ABRACADABRA
★★★★★ (3 out of 5)
Hello, and welcome to my week-by-week review of everything in the world. Today I am reviewing abracadabra.
This has got to be one of my favorite words. Even more so than tuxedo. Not only does abracadabra look like a palindrome, but it makes the speaker sound worldly and sophisticated. Abracadabra dates back to the 2nd century, but was made popular by modern magicians, mostly cartoon magicians, who would speak the phrase when performing a magic trick.
I’ve tried working it into conversation as often as possible, but not being a magician myself, few opportunities present themselves. Recently, when my neighbor asked if I’d seen her dog, I replied, “abracadabra!” She looked up at me, wiped the tears from her face, smiled slightly, looked around, then behind her, and then finally back at me, confused. There was no dog to be found, but my use of this phrase had misled her. Then she asked if I was implying that I had taken her dog. I had, because that dog needed to be set free, but that wasn’t at all what I meant. Needless to say, this word can easily lead to confusion.
My brother was much more adept with abracadabra. As children, he would take something of mine, and when I would inquire as to the whereabouts of my allergy medicine or my glasses, he would say, “abracadabra” with a big smile on his face. That was his way of explaining he was responsible, and I would never see whatever was missing again. I always told him he’d make a good magician. He always told me to stop telling him what to do.
During my senior prom I left my date, Norma Crutchley, briefly, to get some punch. When I returned she was in a deep embrace, kissing my brother. He opened one eye, looked right at me and said, with his tongue still in her mouth, “abbrrkdbbr.” I could never have enunciated so well under such circumstances.

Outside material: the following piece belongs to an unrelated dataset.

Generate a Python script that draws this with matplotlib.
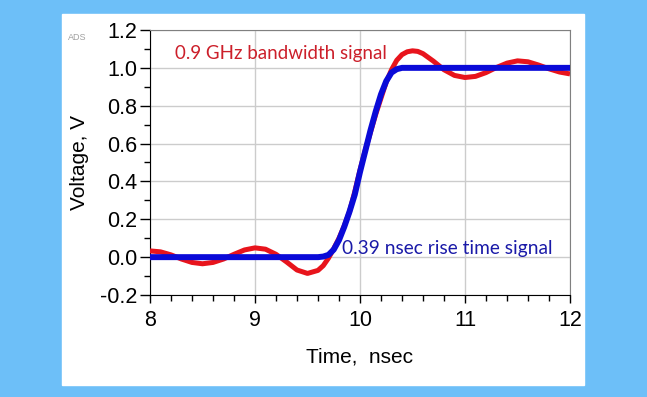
import matplotlib.pyplot as plt

# red trace: 0.9 GHz bandwidth signal (time in nsec, volts)
red_t = [8.0, 8.1, 8.2, 8.3, 8.4, 8.5, 8.6, 8.7, 8.8, 8.9, 9.0, 9.1, 9.2, 9.3,
         9.4, 9.5, 9.6, 9.65, 9.7, 9.75, 9.8, 9.85, 9.9, 9.95, 10.0, 10.05,
         10.1, 10.15, 10.2, 10.25, 10.3, 10.35, 10.4, 10.45, 10.5, 10.55, 10.6,
         10.7, 10.8, 10.9, 11.0, 11.1, 11.2, 11.3, 11.4, 11.5, 11.6, 11.7,
         11.8, 11.9, 12.0]
red_v = [0.033, 0.028, 0.012, -0.010, -0.028, -0.035, -0.028, -0.010, 0.015,
         0.038, 0.049, 0.042, 0.015, -0.025, -0.068, -0.086, -0.070, -0.045,
         -0.005, 0.045, 0.10, 0.165, 0.24, 0.345, 0.46, 0.565, 0.66, 0.755,
         0.84, 0.925, 0.99, 1.04, 1.07, 1.085, 1.09, 1.087, 1.075, 1.035,
         0.99, 0.96, 0.949, 0.955, 0.975, 1.002, 1.025, 1.037, 1.032, 1.015,
         0.995, 0.978, 0.968]

# blue trace: 0.39 nsec rise time signal
blue_t = [8.0, 9.0, 9.6, 9.65, 9.7, 9.75, 9.8, 9.85, 9.9, 9.95, 10.0, 10.05,
          10.1, 10.15, 10.2, 10.25, 10.3, 10.35, 10.4, 11.0, 12.0]
blue_v = [0.0, 0.0, 0.0, 0.003, 0.012, 0.04, 0.09, 0.16, 0.24, 0.33, 0.45,
          0.56, 0.67, 0.77, 0.86, 0.93, 0.975, 0.993, 1.0, 1.0, 1.0]

x_ticks = [8, 9, 10, 11, 12]
y_ticks = [-0.2, 0.0, 0.2, 0.4, 0.6, 0.8, 1.0, 1.2]

fig = plt.figure(figsize=(6.47, 3.97), dpi=100)
fig.patch.set_facecolor('#6dbff8')
# white panel behind the plot
fig.patches.append(plt.Rectangle((62/647, 1-385/397), 522/647, 371/397,
                                 transform=fig.transFigure, color='white', zorder=-5))

ax = fig.add_axes([150/647, 1-295/397, 420/647, 265/397])
ax.plot(red_t, red_v, color='#e8141c', lw=3.6, solid_capstyle='butt', zorder=3)
ax.plot(blue_t, blue_v, color='#0a0ad8', lw=4.3, solid_capstyle='butt', zorder=4)

ax.set_xlim(8, 12)
ax.set_ylim(-0.2, 1.2)
ax.set_xticks(x_ticks)
ax.set_yticks(y_ticks)
ax.set_xticklabels([str(v) for v in x_ticks])
ax.set_yticklabels(['%.1f' % v for v in y_ticks])
ax.set_xticks([8 + 0.2*i for i in range(21)], minor=True)
ax.set_yticks([-0.2 + 0.1*i for i in range(15)], minor=True)

font = 'Liberation Sans'
for lab in ax.get_xticklabels() + ax.get_yticklabels():
    lab.set_fontfamily(font)
    lab.set_fontsize(15.5)
ax.tick_params(axis='y', which='major', length=7, width=1, pad=2)
ax.tick_params(axis='y', which='minor', length=4, width=1)
ax.tick_params(axis='x', which='major', length=6, width=1, pad=5)
ax.tick_params(axis='x', which='minor', length=4, width=1)

ax.grid(True, which='major', color='#cccccc', lw=1.0)
ax.set_axisbelow(True)
for side in ['top', 'right']:
    ax.spines[side].set_color('#808080')
for side in ['left', 'bottom']:
    ax.spines[side].set_color('black')

ax.set_ylabel('Voltage, V', fontfamily=font, fontsize=15, labelpad=8)
ax.set_xlabel('Time,  nsec', fontfamily=font, fontsize=15, labelpad=12)

ax.text(8.24, 1.075, '0.9 GHz bandwidth signal', color='#cc1f2a',
        fontfamily='Lato', fontsize=13.5, va='center', ha='left')
ax.text(9.83, 0.048, '0.39 nsec rise time signal', color='#1a1aa8',
        fontfamily='Lato', fontsize=13.8, va='center', ha='left')

fig.text(68/647, 1-38/397, 'ADS', color='#a0a0a0', fontsize=6.5,
         fontfamily=font, va='center', ha='left')

fig.savefig('out.png', dpi=100)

His clever use of this phrase continued well into adulthood. Before he vanished, my brother emptied my bank account. I suspected him immediately because he’s the only person that looks just like me (we’re twins, lightly conjoined, and separated soon after birth). He pretty much confirmed my suspicions when I called to confront him. “Abracadabra,” he said, before hanging up the phone. That was over thirty years ago now. It was probably the greatest disappearing act by a non-magician ever.
If it weren’t for all the difficult memories associated with this phrase (and my inability to use it effectively), I would probably give it a full five stars.